> [Dataset rows]
[BEGIN]

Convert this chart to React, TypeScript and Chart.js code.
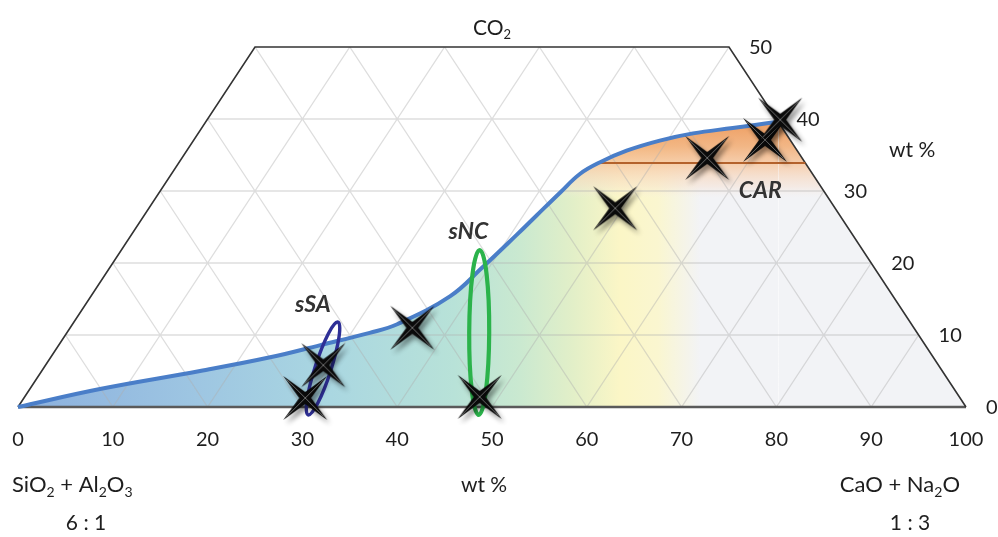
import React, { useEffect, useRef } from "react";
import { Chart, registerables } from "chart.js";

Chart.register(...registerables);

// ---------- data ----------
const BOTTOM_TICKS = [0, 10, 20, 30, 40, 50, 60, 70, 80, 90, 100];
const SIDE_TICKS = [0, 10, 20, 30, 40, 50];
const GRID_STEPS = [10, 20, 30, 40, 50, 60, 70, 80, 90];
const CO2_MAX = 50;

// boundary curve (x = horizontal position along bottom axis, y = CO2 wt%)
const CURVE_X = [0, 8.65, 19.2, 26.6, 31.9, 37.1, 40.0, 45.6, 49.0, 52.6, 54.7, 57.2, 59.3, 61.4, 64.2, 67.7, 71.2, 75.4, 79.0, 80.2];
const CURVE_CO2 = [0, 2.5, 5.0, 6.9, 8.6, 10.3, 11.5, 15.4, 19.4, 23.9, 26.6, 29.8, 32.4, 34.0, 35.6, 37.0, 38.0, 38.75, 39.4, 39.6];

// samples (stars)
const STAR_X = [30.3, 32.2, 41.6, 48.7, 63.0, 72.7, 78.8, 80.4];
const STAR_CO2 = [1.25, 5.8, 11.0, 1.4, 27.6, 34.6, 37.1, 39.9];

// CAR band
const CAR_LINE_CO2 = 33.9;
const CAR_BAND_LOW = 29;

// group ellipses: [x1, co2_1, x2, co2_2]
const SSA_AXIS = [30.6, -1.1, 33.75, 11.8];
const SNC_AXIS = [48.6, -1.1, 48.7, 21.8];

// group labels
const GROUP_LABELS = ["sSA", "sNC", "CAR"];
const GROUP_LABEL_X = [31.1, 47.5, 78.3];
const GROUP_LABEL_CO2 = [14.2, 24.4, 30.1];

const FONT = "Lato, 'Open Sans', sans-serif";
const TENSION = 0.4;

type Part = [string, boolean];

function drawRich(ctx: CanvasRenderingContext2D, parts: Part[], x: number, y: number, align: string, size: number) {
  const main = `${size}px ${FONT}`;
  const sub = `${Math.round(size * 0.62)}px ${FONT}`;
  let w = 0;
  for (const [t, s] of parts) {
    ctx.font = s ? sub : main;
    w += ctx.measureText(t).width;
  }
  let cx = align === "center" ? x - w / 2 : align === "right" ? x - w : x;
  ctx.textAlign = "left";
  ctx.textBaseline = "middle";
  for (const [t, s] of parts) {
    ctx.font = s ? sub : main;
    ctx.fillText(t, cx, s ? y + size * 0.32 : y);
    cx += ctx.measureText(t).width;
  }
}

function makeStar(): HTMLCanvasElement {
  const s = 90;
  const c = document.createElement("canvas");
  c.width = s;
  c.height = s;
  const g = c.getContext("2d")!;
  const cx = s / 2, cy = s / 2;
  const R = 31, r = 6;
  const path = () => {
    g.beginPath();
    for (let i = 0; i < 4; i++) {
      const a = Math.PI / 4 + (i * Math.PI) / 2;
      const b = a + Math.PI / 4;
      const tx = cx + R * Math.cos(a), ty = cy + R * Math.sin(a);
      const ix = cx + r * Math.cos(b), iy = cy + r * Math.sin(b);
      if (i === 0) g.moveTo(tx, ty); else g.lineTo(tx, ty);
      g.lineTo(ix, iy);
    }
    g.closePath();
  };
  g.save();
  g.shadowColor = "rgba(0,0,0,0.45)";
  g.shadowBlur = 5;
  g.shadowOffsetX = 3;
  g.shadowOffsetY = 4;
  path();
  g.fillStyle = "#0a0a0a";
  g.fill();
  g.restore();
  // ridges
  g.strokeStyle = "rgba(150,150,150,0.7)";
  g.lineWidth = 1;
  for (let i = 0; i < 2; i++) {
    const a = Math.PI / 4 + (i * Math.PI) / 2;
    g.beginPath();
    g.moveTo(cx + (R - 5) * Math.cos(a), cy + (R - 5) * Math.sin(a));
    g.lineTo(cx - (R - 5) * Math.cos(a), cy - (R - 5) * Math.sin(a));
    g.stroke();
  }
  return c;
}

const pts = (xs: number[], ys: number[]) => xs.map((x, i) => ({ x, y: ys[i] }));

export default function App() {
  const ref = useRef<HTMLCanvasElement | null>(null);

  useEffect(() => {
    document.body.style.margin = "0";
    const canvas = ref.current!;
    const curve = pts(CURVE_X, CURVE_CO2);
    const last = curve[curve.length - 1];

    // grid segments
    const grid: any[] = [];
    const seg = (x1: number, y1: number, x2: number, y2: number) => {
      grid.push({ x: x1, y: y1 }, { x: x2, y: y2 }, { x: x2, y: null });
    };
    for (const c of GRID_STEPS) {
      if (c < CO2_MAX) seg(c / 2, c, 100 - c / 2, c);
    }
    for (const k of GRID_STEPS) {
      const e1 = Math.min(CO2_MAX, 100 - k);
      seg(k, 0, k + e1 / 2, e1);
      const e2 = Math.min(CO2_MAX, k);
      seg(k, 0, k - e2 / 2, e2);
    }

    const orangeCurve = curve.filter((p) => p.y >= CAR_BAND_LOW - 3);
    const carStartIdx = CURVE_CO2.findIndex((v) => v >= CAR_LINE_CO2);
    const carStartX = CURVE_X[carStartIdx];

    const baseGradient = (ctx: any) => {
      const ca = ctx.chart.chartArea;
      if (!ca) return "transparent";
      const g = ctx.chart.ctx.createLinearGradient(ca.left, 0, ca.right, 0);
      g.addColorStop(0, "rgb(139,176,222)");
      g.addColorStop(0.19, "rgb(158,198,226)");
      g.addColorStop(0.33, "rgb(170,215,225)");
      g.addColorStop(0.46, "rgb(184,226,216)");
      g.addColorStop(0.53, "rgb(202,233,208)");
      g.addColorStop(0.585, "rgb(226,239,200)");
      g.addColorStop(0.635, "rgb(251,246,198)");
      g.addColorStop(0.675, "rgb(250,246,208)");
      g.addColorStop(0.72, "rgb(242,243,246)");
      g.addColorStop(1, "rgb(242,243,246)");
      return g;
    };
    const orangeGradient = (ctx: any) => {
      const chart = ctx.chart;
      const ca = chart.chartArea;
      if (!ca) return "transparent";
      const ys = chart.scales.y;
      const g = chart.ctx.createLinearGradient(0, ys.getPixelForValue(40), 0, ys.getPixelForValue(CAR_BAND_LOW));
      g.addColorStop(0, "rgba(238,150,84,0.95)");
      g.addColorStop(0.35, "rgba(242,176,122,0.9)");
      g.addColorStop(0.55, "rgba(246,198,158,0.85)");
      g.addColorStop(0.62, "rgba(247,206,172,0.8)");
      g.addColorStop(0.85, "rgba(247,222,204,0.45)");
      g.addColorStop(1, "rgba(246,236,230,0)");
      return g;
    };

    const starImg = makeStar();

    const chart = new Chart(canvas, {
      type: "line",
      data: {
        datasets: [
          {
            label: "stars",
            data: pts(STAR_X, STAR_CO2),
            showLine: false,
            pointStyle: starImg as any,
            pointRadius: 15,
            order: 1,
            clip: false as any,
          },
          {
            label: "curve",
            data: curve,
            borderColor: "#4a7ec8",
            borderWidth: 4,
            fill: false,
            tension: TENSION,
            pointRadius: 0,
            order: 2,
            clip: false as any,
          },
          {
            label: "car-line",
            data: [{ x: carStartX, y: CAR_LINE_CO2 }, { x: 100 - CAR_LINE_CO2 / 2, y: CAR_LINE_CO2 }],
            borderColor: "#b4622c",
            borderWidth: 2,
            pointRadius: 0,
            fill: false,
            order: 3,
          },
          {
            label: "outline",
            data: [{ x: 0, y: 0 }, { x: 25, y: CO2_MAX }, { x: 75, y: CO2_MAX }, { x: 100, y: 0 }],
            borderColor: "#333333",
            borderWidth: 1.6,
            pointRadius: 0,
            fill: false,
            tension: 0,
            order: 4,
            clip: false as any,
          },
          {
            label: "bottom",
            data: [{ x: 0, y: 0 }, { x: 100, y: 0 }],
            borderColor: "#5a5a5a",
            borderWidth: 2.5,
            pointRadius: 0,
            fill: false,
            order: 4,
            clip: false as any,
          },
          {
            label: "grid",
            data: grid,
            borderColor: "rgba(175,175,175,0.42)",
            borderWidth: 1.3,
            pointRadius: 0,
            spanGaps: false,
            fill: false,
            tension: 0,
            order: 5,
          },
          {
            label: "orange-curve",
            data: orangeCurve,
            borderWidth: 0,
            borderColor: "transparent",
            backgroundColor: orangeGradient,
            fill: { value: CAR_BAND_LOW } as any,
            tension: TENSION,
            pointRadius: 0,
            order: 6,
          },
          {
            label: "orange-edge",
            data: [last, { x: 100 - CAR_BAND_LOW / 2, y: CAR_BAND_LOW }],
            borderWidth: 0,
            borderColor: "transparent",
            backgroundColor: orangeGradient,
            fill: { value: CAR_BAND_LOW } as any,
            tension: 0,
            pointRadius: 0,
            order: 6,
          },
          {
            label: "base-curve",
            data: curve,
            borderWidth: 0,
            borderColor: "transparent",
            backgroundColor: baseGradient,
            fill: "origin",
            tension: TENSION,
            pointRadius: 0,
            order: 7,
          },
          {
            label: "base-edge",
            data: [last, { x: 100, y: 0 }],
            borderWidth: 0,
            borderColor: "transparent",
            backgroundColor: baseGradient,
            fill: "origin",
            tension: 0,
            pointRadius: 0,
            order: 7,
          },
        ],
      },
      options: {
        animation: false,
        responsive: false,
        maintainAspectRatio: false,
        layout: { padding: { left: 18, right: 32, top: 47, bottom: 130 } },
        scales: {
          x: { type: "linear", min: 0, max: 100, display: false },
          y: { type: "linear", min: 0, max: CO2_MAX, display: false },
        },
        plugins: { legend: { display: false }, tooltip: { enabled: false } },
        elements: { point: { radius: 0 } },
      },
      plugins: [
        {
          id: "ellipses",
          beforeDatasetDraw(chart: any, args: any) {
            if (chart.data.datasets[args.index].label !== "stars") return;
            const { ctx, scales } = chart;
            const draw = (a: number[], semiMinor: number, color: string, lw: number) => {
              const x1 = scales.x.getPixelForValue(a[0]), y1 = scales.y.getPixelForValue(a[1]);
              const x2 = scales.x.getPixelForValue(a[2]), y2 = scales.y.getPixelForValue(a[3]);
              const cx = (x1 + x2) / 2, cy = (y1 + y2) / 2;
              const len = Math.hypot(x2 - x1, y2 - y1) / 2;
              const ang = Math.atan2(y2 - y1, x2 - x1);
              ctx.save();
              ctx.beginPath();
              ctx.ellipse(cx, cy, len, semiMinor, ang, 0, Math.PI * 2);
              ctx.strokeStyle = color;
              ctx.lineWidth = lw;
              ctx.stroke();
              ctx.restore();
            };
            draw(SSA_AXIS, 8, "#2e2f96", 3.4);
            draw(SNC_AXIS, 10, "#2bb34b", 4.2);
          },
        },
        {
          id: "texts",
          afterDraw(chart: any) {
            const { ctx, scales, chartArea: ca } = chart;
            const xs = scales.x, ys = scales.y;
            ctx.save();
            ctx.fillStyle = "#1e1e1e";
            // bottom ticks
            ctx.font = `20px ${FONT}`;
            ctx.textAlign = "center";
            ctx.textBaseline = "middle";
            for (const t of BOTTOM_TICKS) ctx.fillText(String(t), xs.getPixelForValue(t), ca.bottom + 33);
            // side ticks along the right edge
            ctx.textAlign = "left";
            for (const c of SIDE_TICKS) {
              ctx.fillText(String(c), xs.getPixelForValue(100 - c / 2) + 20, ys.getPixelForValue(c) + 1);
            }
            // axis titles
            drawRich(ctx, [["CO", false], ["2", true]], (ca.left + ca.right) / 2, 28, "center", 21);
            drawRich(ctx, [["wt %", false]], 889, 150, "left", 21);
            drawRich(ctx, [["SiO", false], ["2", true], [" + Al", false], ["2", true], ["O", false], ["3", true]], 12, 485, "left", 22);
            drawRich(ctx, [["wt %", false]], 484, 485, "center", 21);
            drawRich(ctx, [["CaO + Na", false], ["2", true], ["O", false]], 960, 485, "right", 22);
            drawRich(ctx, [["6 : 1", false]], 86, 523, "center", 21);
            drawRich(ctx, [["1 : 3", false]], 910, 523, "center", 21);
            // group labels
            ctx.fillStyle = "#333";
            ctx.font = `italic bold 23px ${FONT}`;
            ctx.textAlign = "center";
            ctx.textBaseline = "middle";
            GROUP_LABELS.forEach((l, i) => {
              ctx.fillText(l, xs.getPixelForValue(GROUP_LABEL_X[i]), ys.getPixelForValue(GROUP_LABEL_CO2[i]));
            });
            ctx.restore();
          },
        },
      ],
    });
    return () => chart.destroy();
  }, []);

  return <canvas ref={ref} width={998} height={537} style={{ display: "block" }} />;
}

[END]
[BEGIN]

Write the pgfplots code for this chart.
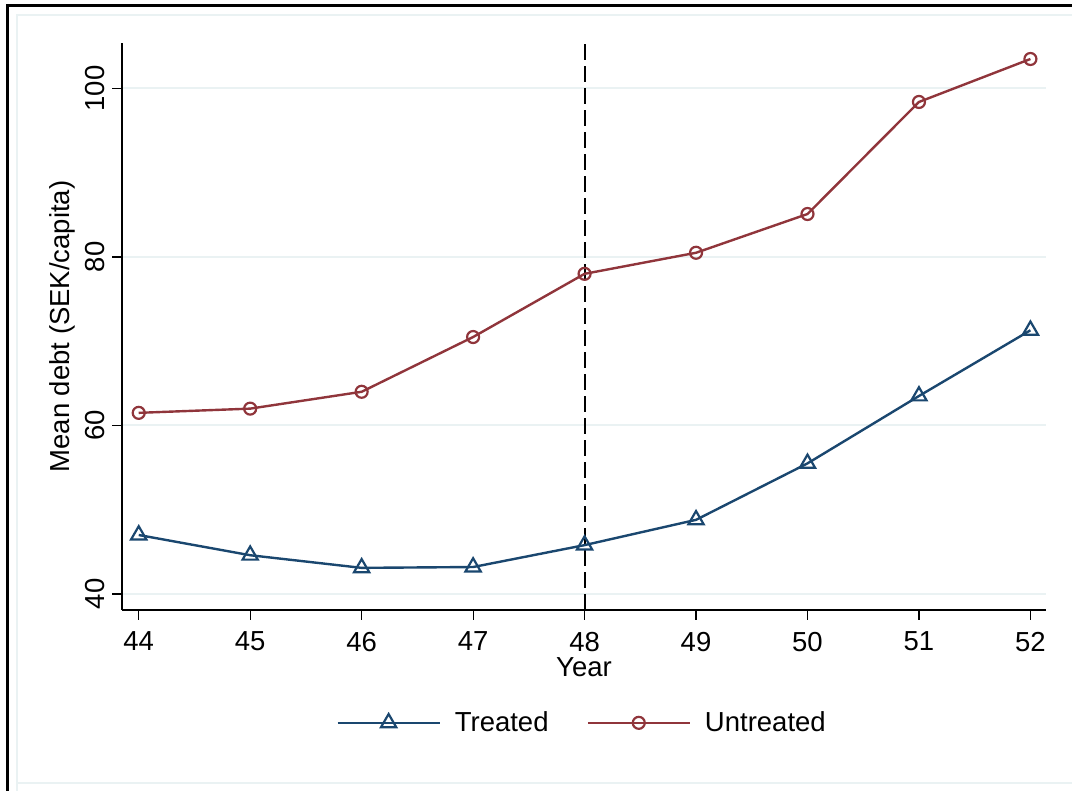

[END]

> [Exercise description] Start at the line that contains "Convert this chart", stop at the line that contains "type Part = [string, boolean];", and reproduce each line in that stretch exactly. Pictures are excluded.

> [Final result]
Convert this chart to React, TypeScript and Chart.js code.
import React, { useEffect, useRef } from "react";
import { Chart, registerables } from "chart.js";

Chart.register(...registerables);

// ---------- data ----------
const BOTTOM_TICKS = [0, 10, 20, 30, 40, 50, 60, 70, 80, 90, 100];
const SIDE_TICKS = [0, 10, 20, 30, 40, 50];
const GRID_STEPS = [10, 20, 30, 40, 50, 60, 70, 80, 90];
const CO2_MAX = 50;

// boundary curve (x = horizontal position along bottom axis, y = CO2 wt%)
const CURVE_X = [0, 8.65, 19.2, 26.6, 31.9, 37.1, 40.0, 45.6, 49.0, 52.6, 54.7, 57.2, 59.3, 61.4, 64.2, 67.7, 71.2, 75.4, 79.0, 80.2];
const CURVE_CO2 = [0, 2.5, 5.0, 6.9, 8.6, 10.3, 11.5, 15.4, 19.4, 23.9, 26.6, 29.8, 32.4, 34.0, 35.6, 37.0, 38.0, 38.75, 39.4, 39.6];

// samples (stars)
const STAR_X = [30.3, 32.2, 41.6, 48.7, 63.0, 72.7, 78.8, 80.4];
const STAR_CO2 = [1.25, 5.8, 11.0, 1.4, 27.6, 34.6, 37.1, 39.9];

// CAR band
const CAR_LINE_CO2 = 33.9;
const CAR_BAND_LOW = 29;

// group ellipses: [x1, co2_1, x2, co2_2]
const SSA_AXIS = [30.6, -1.1, 33.75, 11.8];
const SNC_AXIS = [48.6, -1.1, 48.7, 21.8];

// group labels
const GROUP_LABELS = ["sSA", "sNC", "CAR"];
const GROUP_LABEL_X = [31.1, 47.5, 78.3];
const GROUP_LABEL_CO2 = [14.2, 24.4, 30.1];

const FONT = "Lato, 'Open Sans', sans-serif";
const TENSION = 0.4;

type Part = [string, boolean];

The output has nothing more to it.